Monday, July 18, 2011

Hemingway's Show-and-Tell

Here's a favorite passage from Ernest Hemingway's A Moveable Feast. I like what the young Hemingway is learning about the Russian writers in general and about reading and writing in particular. I like how he recognizes the mixing of elements and the finding of treasure. He celebrates these great authors and celebrates Paris and the way of life that always moves me with a touch of envy. As the passage finishes I like how Hemingway presents this moment of conflict between mentor and mentee. He explains how he felt about Russian literature and how he admired Ezra Pound, but when Pound's advice doesn't match with what he feels . . . we get this moment of defensiveness and disappointment. Hemingway is scrupulous about pointing out the integrity of the "straight answer" and yet . . . . We can see the student leaving the teacher behind here, not very happily, and how conflicted Hemingway was in that moment. He tells us the "facts," you could say, but the drama beneath the telling is the real heart of the last paragraph.

Hemingway recounts how his world expanded, and expanded again.

Well, that's plenty of telling, so now I'll turn the show over to Hemingway himself. From "Evan Shipman at the Lilas" in A Moveable Feast . . . .


In Dostoyevsky there were things believable and not to be believed, but some so true they changed you as you read them; frailty and madness, wickedness and saintliness, and the insanity of gambling were there to know as you knew the landscape and the roads in Turgenev, and the movement of troops, the terrain and the officers and the men and the fighting in Tolstoi. Tolstoi made the writing of Stephen Crane on the Civil War seem like the brilliant imagining of a sick boy who had never seen war but had only read the battles and chronicles and seen the Brady photographs that I had read and seen at my grandparents' house. Until I read the Chartreuse de Parme by Stendhal I had never read of war as it was except in Tolstoi, and the wonderful Waterloo account by Stendhal was an accidental piece in a book that had much dullness. To have come on all this new world of writing, with time to read in a city like Paris where there was a way of living well and working, no matter how poor you were, was like having a great treasure given to you. You could take your treasure with you when you traveled too, and in the mountains where we lived in Switzerland and Italy, until we found Schruns in the high valley in the Vorarlberg in Austria, there were always the books, so that you lived in the new world you had found, the snow and the forests and the glaciers and their winter problems and your high shelter in the Hotel Taube in the village in the day time, and at night you could live in the other wonderful world the Russian writers were giving you. At first there were the Russians; there there were all the others. But for a long time there were the Russians.

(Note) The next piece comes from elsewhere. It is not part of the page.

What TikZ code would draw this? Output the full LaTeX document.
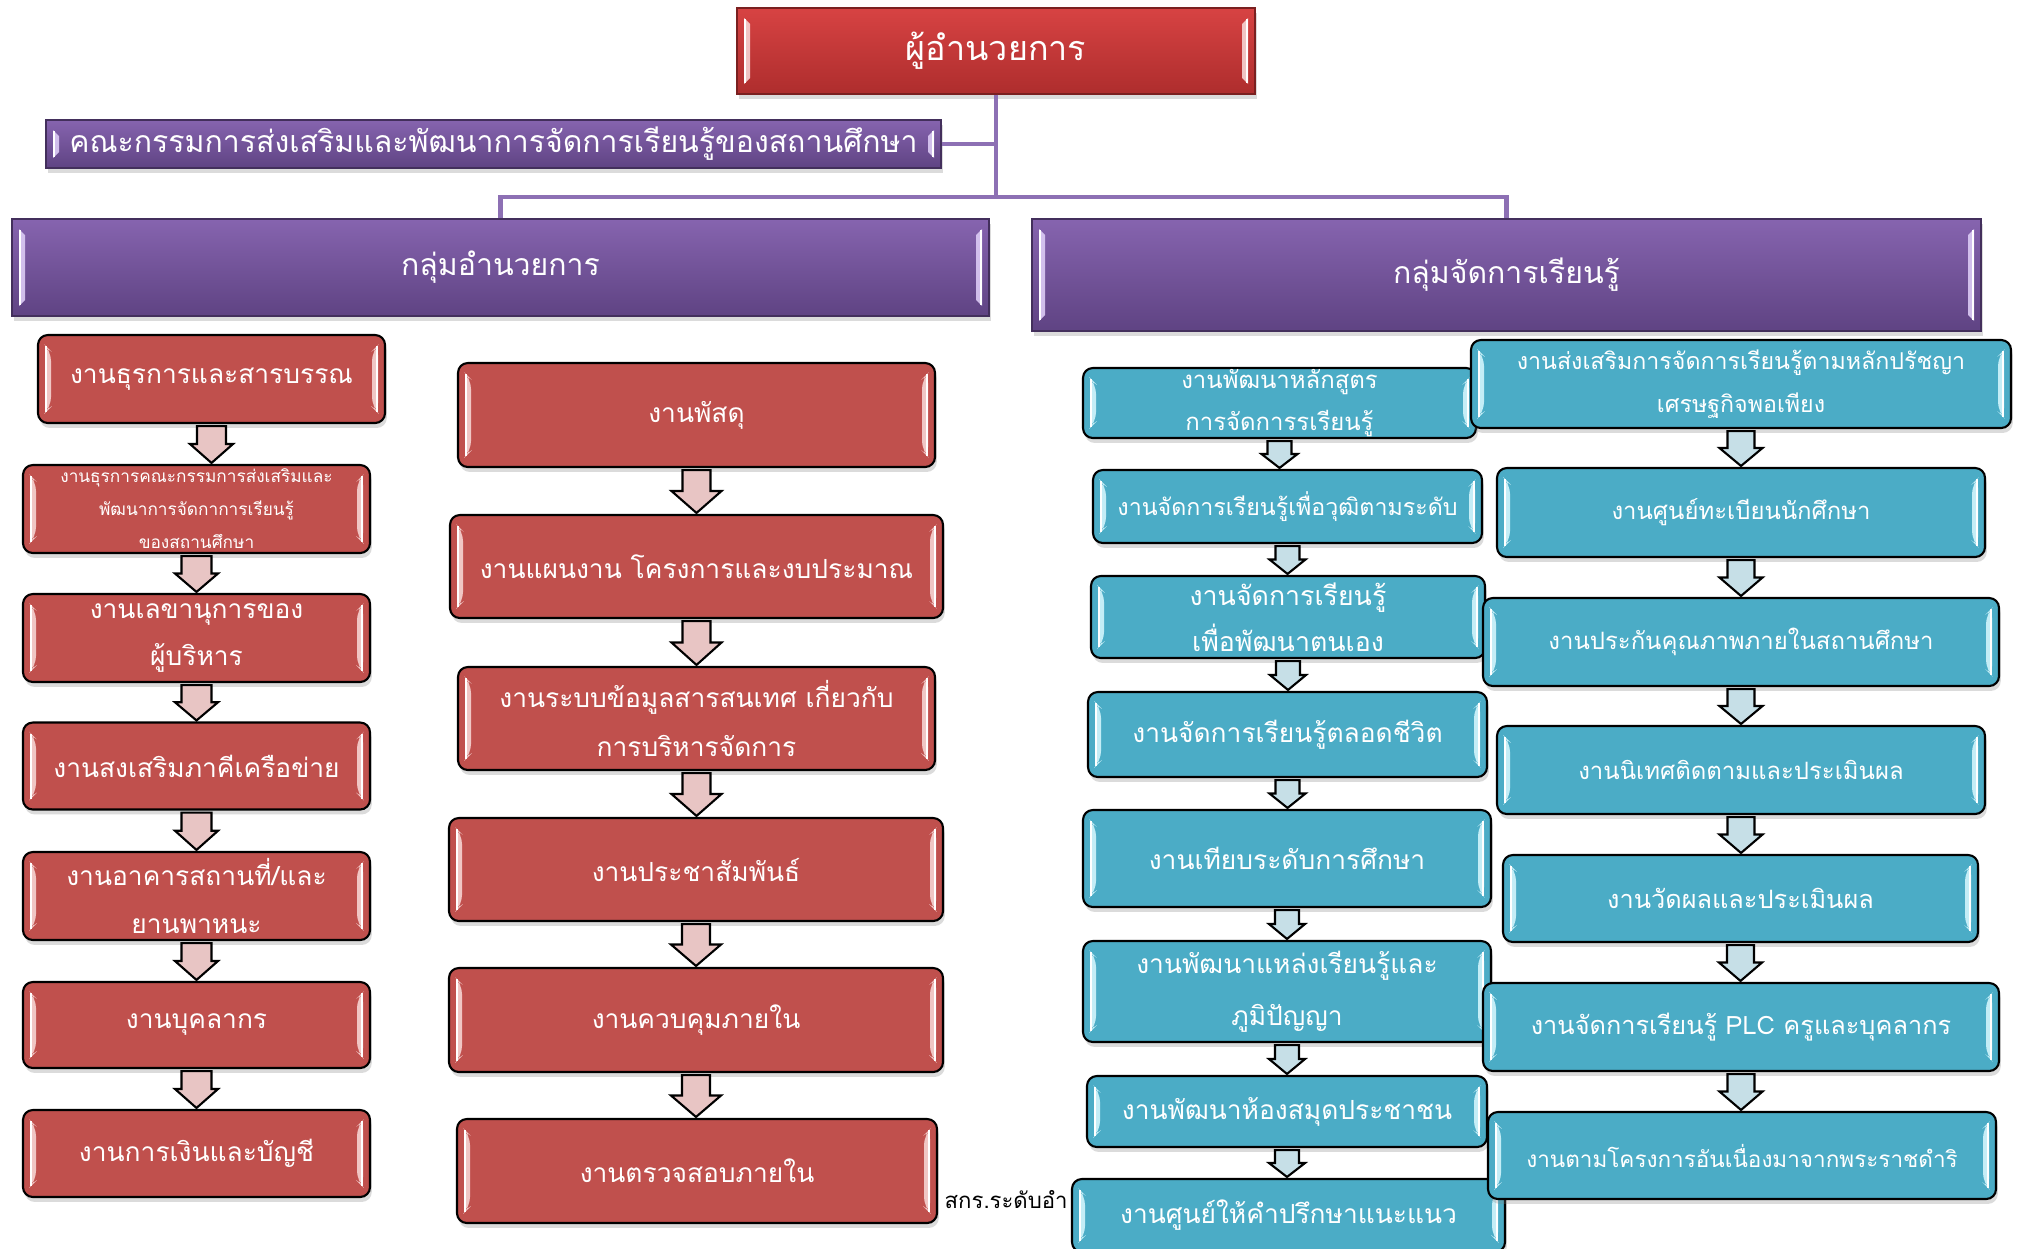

I remember asking Ezra once when we had walked home from playing tennis out on the Boulevard Arago, and he had asked me into his studio for a drink, what he really thought about Dostoyevsky.

"To tell you the truth, Hem," Ezra said, "I've never read the Rooshians."

It was a straight answer and Ezra had never given me any other kind verbally, but I felt very bad because here was the man I liked and trusted the most as a critic then, the man who believed in the mot juste --the one and only correct word to use-- the man who had taught me to distrust adjectives as I would later learn to distrust certain people in certain situations; and I wanted his opinion on a man who almost never used the mot juste and yet had made his people come alive at times, as almost no one else did.

"Keep to the French," Ezra said. "You've plenty to learn there."

"I know it," I said. "I've plenty to learn everywhere."